Europe discovered Africa the most in the modern world through the colonial exhibitions which were shown to white audiences in different parts of the world in the 1920s and 1930s. The hunger was for new sources of creative inspiration to inform European design, especially in Britain.
The British Empire Exhibitions were a platform to increase trade between Britain and her colonies in Africa, Asia and the Pacific. This was done through the display of cultural artefacts from these territories.
One critic believed that that studying African arts and crafts would be “rewarding both as a means of rediscovering a true spirit of creativity… and improving the levels of taste in British mass-produced good.”[1]
These exhibitions not only showed physical objects, but also displayed people of African origin working on crafts from their country of origin.
The range of African designers included jewellers, embroiders, ironworkers, potters, wood-carvers and instrument makers, that excited British audiences who enjoyed the idea of witnessing “real” African people acting as they would in their tribal villages.
This boosted the sales of products and crafts sold at the exhibitions. It also attracted considerable media coverage.
The Illustrated London News and The Studio are but two design magazines that reproduced images of Venda colour patterns and Zulu beadwork.
Over 30 million spectators visited the exhibitions in the 1920s, 1930s.
In the absence of quantifiable evidence, we can only speculate just how much of the African designs were cribbed by European manufacturers.

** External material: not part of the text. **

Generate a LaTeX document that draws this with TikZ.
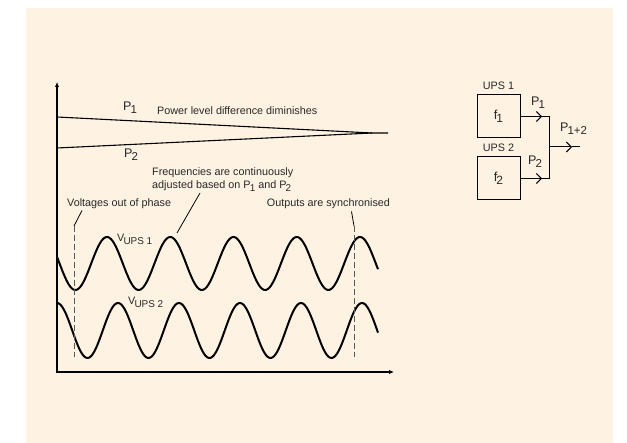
\documentclass[tikz,border=0pt]{standalone}
\usepackage{graphicx}
\usepackage{fontspec}
\setmainfont{Liberation Sans}
\usetikzlibrary{arrows.meta,positioning}
\definecolor{cream}{RGB}{254,243,226}
\definecolor{ink}{RGB}{40,40,40}
\newcommand{\lo}[1]{\kern-0.08em\raisebox{-0.45ex}{\scalebox{0.92}{#1}}}

\begin{document}
\begin{tikzpicture}[x=1pt,y=-1pt,font=\fontsize{10.8}{13}\selectfont,text=ink,
  axis/.style={line width=1.1pt,{Latex[length=5pt,width=4.5pt]}-{Latex[length=5pt,width=4.5pt]}},
  level/.style={line width=1.1pt},
  wave/.style={line width=2pt,line join=round},
  guide/.style={line width=0.9pt,dash pattern=on 6pt off 3pt,black!65},
  lead/.style={line width=0.8pt},
  lab/.style={inner sep=0pt,anchor=base west},
  big/.style={inner sep=0pt,anchor=base west,font=\fontsize{12.5}{14}\selectfont},
  box/.style={draw,line width=1pt,minimum size=43pt,inner sep=0pt,font=\fontsize{13}{14}\selectfont},
  flow/.style={line width=1pt,-{Straight Barb[length=5pt,width=10pt]}}]
\useasboundingbox (0,0) rectangle (627,443);
\fill[cream] (26,8) rectangle (613,443);

% axes
\coordinate (ytop) at (57,82);
\coordinate (origin) at (57,372);
\coordinate (xend) at (394,372);
\draw[axis] (ytop) -- (origin) -- (xend);

% power levels
\coordinate (p1s) at (57,117);
\coordinate (p2s) at (57,148);
\coordinate (meet) at (372,133);
\coordinate (pend) at (388,133);
\draw[level] (p1s) -- (meet) -- (pend);
\draw[level] (p2s) -- (meet);
\node[big] (p1) at (123,111) {P\lo{1}};
\node[big] (p2) at (124,158) {P\lo{2}};
\node[lab] (diminish) at (157,114.3) {Power level difference diminishes};
\node[lab] (freqa) at (152,175.7) {Frequencies are continuously};
\node[lab] (freqb) at (152,188.5) {adjusted based on P\lo{1} and P\lo{2}};

% voltages
\draw[wave] plot[domain=57:378,samples=220,smooth] (\x,{263.5-26.5*cos(5.6917*(\x-107))});
\draw[wave] plot[domain=57:378,samples=220,smooth] (\x,{330.5-27.5*cos(5.9016*(\x-118))});
\node[lab] (vups1) at (117,241.7) {V\lo{UPS 1}};
\node[lab] (vups2) at (128,305) {V\lo{UPS 2}};

% annotations
\node[lab] (phase) at (67,206.7) {Voltages out of phase};
\node[lab] (sync) at (266.7,206.7) {Outputs are synchronised};
\coordinate (peak) at (177,233);
\coordinate (fq) at (200,193);
\draw[lead] (fq) -- (peak);
\coordinate (ph) at (82,210.5);
\coordinate (pht) at (74,226);
\coordinate (phb) at (74,357);
\draw[lead] (ph) -- (pht);
\draw[guide] (pht) -- (phb);
\coordinate (sy) at (351.5,211.5);
\coordinate (syt) at (354,226);
\coordinate (syb) at (354,357);
\draw[lead] (sy) -- (syt);
\draw[guide] (syt) -- (syb);

% block diagram
\node[box] (ups1) at (498.5,116.5) {f\lo{1}};
\node[box] (ups2) at (498.5,178.5) {f\lo{2}};
\node[inner sep=0pt,above=4.5pt of ups1] (name1) {UPS 1};
\node[inner sep=0pt,above=4.5pt of ups2] (name2) {UPS 2};
\coordinate (t1) at (542,116.5);
\coordinate (t2) at (542,178.5);
\coordinate (j1) at (549,116.5);
\coordinate (j2) at (549,178.5);
\coordinate (jm) at (549,147);
\coordinate (t3) at (572,147);
\coordinate (out) at (580,147);
\draw[flow] (ups1.east) -- (t1);
\draw[flow] (ups2.east) -- (t2);
\draw[line width=1pt] (t1) -- (j1) -- (j2) -- (t2);
\draw[flow] (jm) -- (t3);
\draw[line width=1pt] (t3) -- (out);
\node[big] (q1) at (531,106) {P\lo{1}};
\node[big] (q2) at (528,165) {P\lo{2}};
\node[big] (q12) at (560,132) {P\lo{1+2}};
\end{tikzpicture}
\end{document}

But what we do know is that at the time the British manufacturing industry was on a decline.

Country cloths were the popular attraction in the Sierra Leone section of the British Empire Exhibition in Wembley in 1924, The occasion was also celebrated with the publication of the booklet Sierra Leone Country Cloths by Dr M C F Easmon.

This was one of the earliest publications of West African textiles. On the left is a rare copy and below a photograph included inside.
The cotton cloth from Sierra Leone sold very well due to the high cost of Manchester cotton after the First World War. Fashion designers and textile industries went on to use these fabrics without acknowledging its original source.
No attempt was made to safeguard the intellectual property of African creative workers.

According to UNICEF,
"Creative industries are becoming increasingly important components of modern post-industrial knowledge-based economies. Not only are they thought to account for higher than average growth and job creation, they are also vehicles of cultural identity that play an important role in fostering cultural diversity."

In addition to this, the World Intellectual Property Rights Organization (WIPO), notes that conventionally copyright was only looked at as a legal category and not as a growth factor of social and economic importance. Its findings were that copyright had a significant contribution to economic performance of countries. Countries that have experienced rapid economic growth were found to have above average share of GDP attributed to copyright industries.

African countries have now the opportunity of implementing stricter adherence to copyright in order to ensure that our creative designs are not cribbed by former colonizers as they once did before.


Copyright + Creativity = Economic Growth

[1] Cited in Woodham, Jonathan. "Images of Africa and Design at the British Empire Exhibitions," Journal of Design History.